After the defeat of the U.S. Army by the Nez Perce at the Battle of White Bird Canyon, General Oliver Otis Howard took personal command of the army. Howard dispatched a small force to capture the neutral Looking Glass, but Looking Glass and his followers escaped and joined Joseph.
With Howard in pursuit, but several days behind, Joseph, 600 Nez Perce, and their more than 2,000 livestock brushed aside a small U.S. military force at the Battle of Cottonwood July 3–5, 1877 and continued eastward for another 25 miles. Along their route they burned 30 ranches and farms. The proprietors had fled to nearby Mt. Idaho. The ranches and farms were on the Nez Perce Reservation and illegal in the view of the Nez Perce. They established a camp in the steep-walled valley of the South Fork of the Clearwater River north of the present day town of Stites. There, on July 7, they were joined by Looking Glass and other Nez Perce bringing their total strength up to about 800 persons and 200 fighting men.
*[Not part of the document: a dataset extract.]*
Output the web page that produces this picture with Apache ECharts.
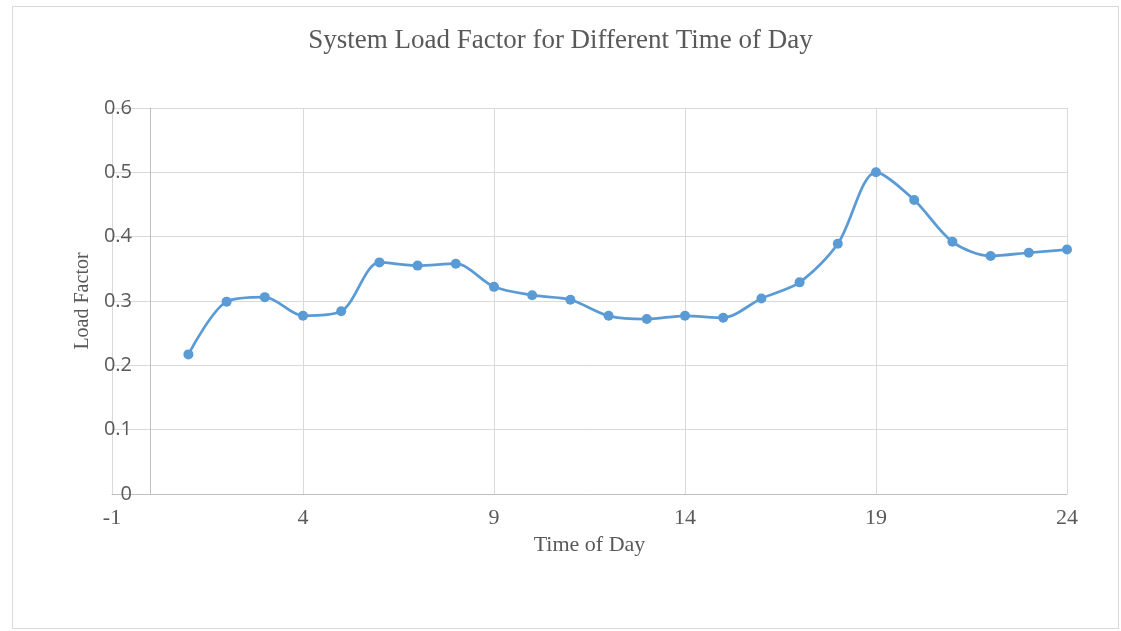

On July 8, a company of 75 civilian volunteers under Edward McConville, found the Nez Perce camp and reported its location to General Howard. The Nez Perce discovered the volunteers the next morning and attacked them, forcing them to take refuge on a hilltop and exchanging long distance fire with them. Out of water and their horses stolen by the Indians, the volunteers dubbed their hilltop “Fort Misery.” One Nez Perce was wounded. About noon on June 11 the volunteers withdrew from their hill to Mount Idaho without opposition.